- TO BE DONE: Return precisely the span of lines from the top of the material below to the line containing "from bokeh.resources import INLINE", both included. Pictures are excluded.
— start —
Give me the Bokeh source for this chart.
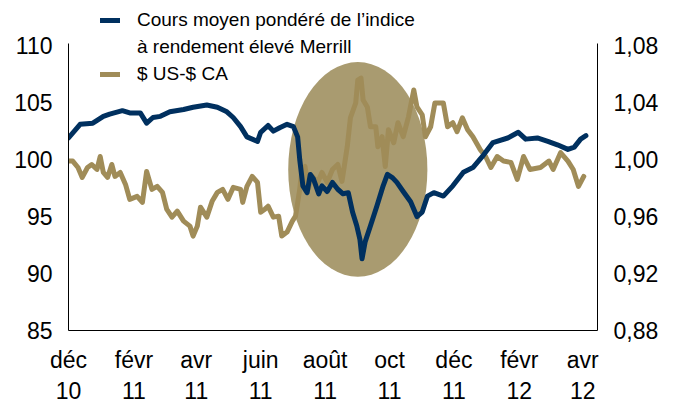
import pandas as pd
from bokeh.plotting import figure
from bokeh.models import (Range1d, LinearAxis, FixedTicker, Legend, LegendItem)
from bokeh.embed import file_html
from bokeh.resources import INLINE

# Merrill high-yield index weighted average price (left axis)
hy_dates = ["2010-12-01", "2010-12-12", "2010-12-24", "2011-01-03", "2011-01-09", "2011-01-21",
            "2011-01-28", "2011-02-07", "2011-02-13", "2011-02-19", "2011-02-26", "2011-03-07",
            "2011-03-20", "2011-03-29", "2011-04-11", "2011-04-21", "2011-04-30", "2011-05-06",
            "2011-05-13", "2011-05-19", "2011-05-29", "2011-06-01", "2011-06-08", "2011-06-13",
            "2011-06-19", "2011-06-26", "2011-07-02", "2011-07-06", "2011-07-08", "2011-07-11",
            "2011-07-15", "2011-07-18", "2011-07-21", "2011-07-26", "2011-07-29", "2011-08-03",
            "2011-08-08", "2011-08-13", "2011-08-18", "2011-08-23", "2011-08-27", "2011-08-31",
            "2011-09-03", "2011-09-05", "2011-09-08", "2011-09-13", "2011-09-19", "2011-09-25",
            "2011-09-29", "2011-10-04", "2011-10-08", "2011-10-14", "2011-10-21", "2011-10-27",
            "2011-11-01", "2011-11-06", "2011-11-12", "2011-11-21", "2011-11-30", "2011-12-10",
            "2011-12-19", "2011-12-29", "2012-01-07", "2012-01-21", "2012-01-31", "2012-02-07",
            "2012-02-18", "2012-02-28", "2012-03-08", "2012-03-18", "2012-03-24", "2012-03-30",
            "2012-04-04"]
hy_values = [101.9, 103.1, 103.2, 103.8, 104.0, 104.3,
             104.1, 104.1, 103.2, 103.7, 103.8, 104.2,
             104.4, 104.6, 104.8, 104.6, 104.2, 103.7,
             102.9, 102.0, 101.6, 102.4, 103.0, 102.5,
             102.8, 103.1, 102.9, 102.0, 100.0, 97.7,
             97.1, 98.7, 98.3, 97.0, 97.7, 97.2,
             98.0, 97.4, 97.0, 97.1, 95.4, 94.2,
             93.0, 91.3, 92.8, 94.2, 95.9, 97.7,
             98.7, 98.4, 98.0, 97.2, 96.3, 95.0,
             95.4, 96.8, 97.1, 96.8, 97.7, 98.9,
             99.3, 100.4, 101.5, 101.9, 102.4, 101.8,
             101.9, 101.6, 101.3, 100.9, 101.1, 101.8,
             102.1]

# USD / CAD (right axis)
fx_dates = ["2010-12-01", "2010-12-05", "2010-12-10", "2010-12-14", "2010-12-19", "2010-12-23",
            "2010-12-28", "2010-12-31", "2011-01-03", "2011-01-07", "2011-01-11", "2011-01-14",
            "2011-01-19", "2011-01-24", "2011-01-28", "2011-02-04", "2011-02-09", "2011-02-13",
            "2011-02-18", "2011-02-23", "2011-02-28", "2011-03-04", "2011-03-09", "2011-03-14",
            "2011-03-20", "2011-03-26", "2011-03-29", "2011-04-02", "2011-04-05", "2011-04-11",
            "2011-04-16", "2011-04-21", "2011-04-26", "2011-05-01", "2011-05-06", "2011-05-13",
            "2011-05-15", "2011-05-19", "2011-05-24", "2011-05-29", "2011-06-01", "2011-06-05",
            "2011-06-08", "2011-06-13", "2011-06-18", "2011-06-21", "2011-06-26", "2011-07-01",
            "2011-07-04", "2011-07-08", "2011-07-10", "2011-07-13", "2011-07-16", "2011-07-20",
            "2011-07-25", "2011-07-29", "2011-08-03", "2011-08-08", "2011-08-13", "2011-08-17",
            "2011-08-22", "2011-08-25", "2011-08-30", "2011-09-01", "2011-09-04", "2011-09-06",
            "2011-09-10", "2011-09-13", "2011-09-18", "2011-09-20", "2011-09-24", "2011-09-27",
            "2011-09-30", "2011-10-05", "2011-10-09", "2011-10-14", "2011-10-19", "2011-10-24",
            "2011-10-27", "2011-11-01", "2011-11-04", "2011-11-09", "2011-11-13", "2011-11-21",
            "2011-11-25", "2011-11-30", "2011-12-04", "2011-12-09", "2011-12-14", "2011-12-19",
            "2011-12-26", "2011-12-31", "2012-01-05", "2012-01-11", "2012-01-17", "2012-01-24",
            "2012-01-30", "2012-02-05", "2012-02-11", "2012-02-21", "2012-02-29", "2012-03-04",
            "2012-03-11", "2012-03-18", "2012-03-23", "2012-03-28", "2012-04-02"]
fx_values = [0.999, 0.999, 0.9945, 0.9875, 0.9945, 0.9966,
             0.9931, 1.0022, 0.991, 0.9875, 0.9966, 0.9882,
             0.991, 0.9826, 0.9721, 0.9742, 0.970, 0.9917,
             0.9791, 0.9812, 0.977, 0.9652, 0.9596, 0.9638,
             0.9568, 0.9533, 0.9463, 0.9533, 0.9666, 0.9596,
             0.9707, 0.977, 0.9791, 0.9721, 0.9805, 0.9791,
             0.970, 0.9812, 0.9882, 0.984, 0.9631, 0.9652,
             0.9673, 0.9596, 0.9603, 0.9463, 0.9491, 0.9568,
             0.9603, 0.9791, 0.9931, 0.9952, 0.9791, 0.9882,
             0.984, 0.991, 0.984, 0.9931, 0.9966, 0.9847,
             1.0091, 1.0294, 1.0398, 1.0559, 1.0573, 1.0419,
             1.037, 1.0231, 1.0231, 1.0091, 1.0161, 0.9952,
             1.021, 1.0119, 1.0259, 1.0161, 1.0301, 1.0489,
             1.037, 1.0315, 1.0161, 1.0231, 1.0398, 1.0398,
             1.0231, 1.0259, 1.0196, 1.0294, 1.021, 1.0161,
             1.007, 1.0022, 0.9945, 1.0022, 0.999, 0.998,
             0.9861, 1.0022, 0.9931, 0.9945, 0.999, 0.9931,
             1.0049, 0.999, 0.9931, 0.9812, 0.9882]

tick_dates = ["2010-12-01", "2011-02-01", "2011-04-01", "2011-06-01", "2011-08-01",
              "2011-10-01", "2011-12-01", "2012-02-01", "2012-04-01"]
tick_labels = ["déc\n10", "févr\n11", "avr\n11", "juin\n11", "août\n11",
               "oct\n11", "déc\n11", "févr\n12", "avr\n12"]
left_ticks = [85, 90, 95, 100, 105, 110]
right_ticks = [0.88, 0.92, 0.96, 1.00, 1.04, 1.08]
right_tick_labels = ["0,88", "0,92", "0,96", "1,00", "1,04", "1,08"]

label_hy_1 = "Cours moyen pondéré de l’indice"
label_hy_2 = "à rendement élevé Merrill"
label_fx = "$ US-$ CA"

# highlighted period (ellipse)
hl_center = "2011-09-01"
hl_center_val = 99.14
hl_width_days = 131.8
hl_height = 18.85

NAVY = "#00305F"
GOLD = "#A08C58"
SHADE = "#A99B70"
FONT = "Liberation Sans"

hy_x = pd.to_datetime(hy_dates)
fx_x = pd.to_datetime(fx_dates)

LEFT_TOP = 110.22          # top end of the drawn axes
VIEW_TOP = 85 + 332 / 11.46  # frame extends above the axes for the legend
RATIO = 0.008              # right-axis units per left-axis unit

p = figure(width=673, height=406, x_axis_type="datetime",
           output_backend="svg", toolbar_location=None,
           x_range=Range1d(pd.Timestamp("2010-12-01"), pd.Timestamp("2012-04-15")),
           y_range=Range1d(85, VIEW_TOP),
           min_border_left=68, min_border_right=76,
           min_border_top=0, min_border_bottom=74)
p.extra_y_ranges = {"fx": Range1d(0.88, 0.88 + (VIEW_TOP - 85) * RATIO)}
p.outline_line_color = None
p.grid.visible = False
p.background_fill_color = "white"
p.border_fill_color = "white"

p.ellipse(x=[pd.Timestamp(hl_center)], y=[hl_center_val],
          width=[hl_width_days * 86400000], height=[hl_height],
          fill_color=SHADE, line_color=None)

fx_r = p.line(fx_x, fx_values, y_range_name="fx", line_color=GOLD, line_width=5,
              line_join="round", line_cap="round")
hy_r = p.line(hy_x, hy_values, line_color=NAVY, line_width=5,
              line_join="round", line_cap="round")
blank_r = p.line(hy_x[:1], hy_values[:1], line_alpha=0)

right_axis = LinearAxis(y_range_name="fx")
p.add_layout(right_axis, "right")

tick_ms = [int(pd.Timestamp(d).value // 10**6) for d in tick_dates]
p.xaxis.ticker = FixedTicker(ticks=tick_ms)
p.xaxis.major_label_overrides = {ms: lab for ms, lab in zip(tick_ms, tick_labels)}
p.yaxis[0].ticker = FixedTicker(ticks=left_ticks)
p.yaxis[0].bounds = (85, LEFT_TOP)
right_axis.ticker = FixedTicker(ticks=right_ticks)
right_axis.major_label_overrides = {t: lab for t, lab in zip(right_ticks, right_tick_labels)}
right_axis.bounds = (0.88, 0.88 + (LEFT_TOP - 85) * RATIO)

for ax in [p.xaxis[0], p.yaxis[0], right_axis]:
    ax.axis_line_color = "black"
    ax.axis_line_width = 1
    ax.major_tick_line_color = None
    ax.minor_tick_line_color = None
    ax.major_tick_out = 0
    ax.major_tick_in = 0
    ax.major_label_text_font = FONT
    ax.major_label_text_font_size = "23px"
    ax.major_label_text_color = "black"
    ax.major_label_standoff = 16
p.xaxis[0].major_label_standoff = 16

legend = Legend(items=[LegendItem(label=label_hy_1, renderers=[hy_r]),
                       LegendItem(label=label_hy_2, renderers=[blank_r]),
                       LegendItem(label=label_fx, renderers=[fx_r])],
                location=(32, 245), orientation="vertical",
                padding=0, margin=0, spacing=5,
                glyph_width=20, glyph_height=22, label_height=22,
                label_standoff=17,
                label_text_font=FONT, label_text_font_size="19px",
                label_text_color="black",
                background_fill_alpha=0, border_line_alpha=0)
p.add_layout(legend)

open("out.html", "w").write(file_html(p, INLINE))
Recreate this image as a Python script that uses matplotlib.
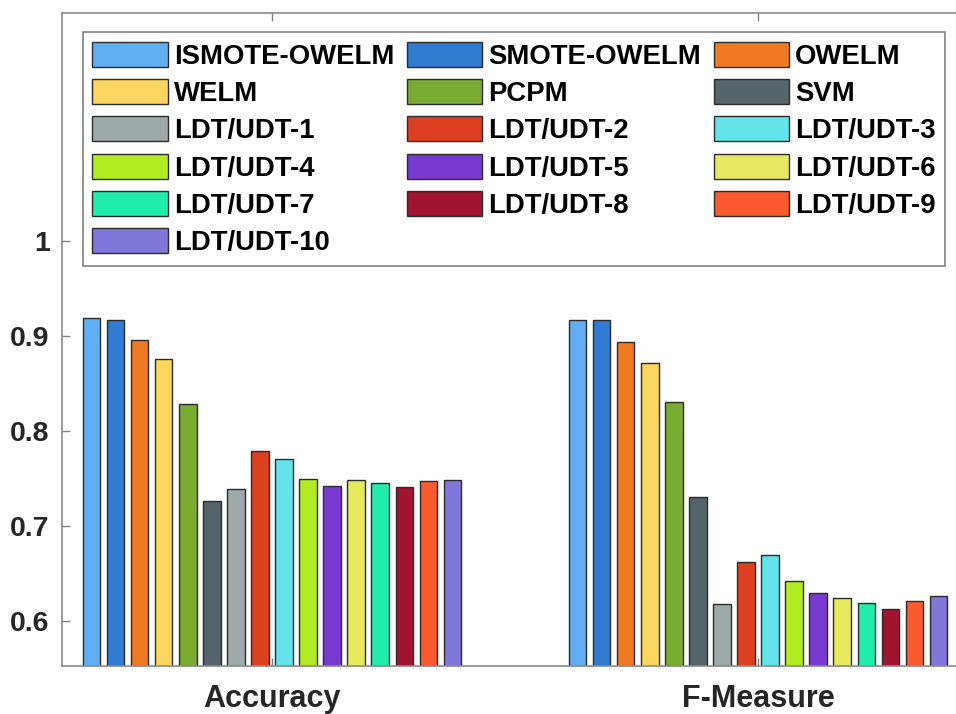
— end —
- ANSWER TO THE TASK:
Give me the Bokeh source for this chart.
import pandas as pd
from bokeh.plotting import figure
from bokeh.models import (Range1d, LinearAxis, FixedTicker, Legend, LegendItem)
from bokeh.embed import file_html
from bokeh.resources import INLINE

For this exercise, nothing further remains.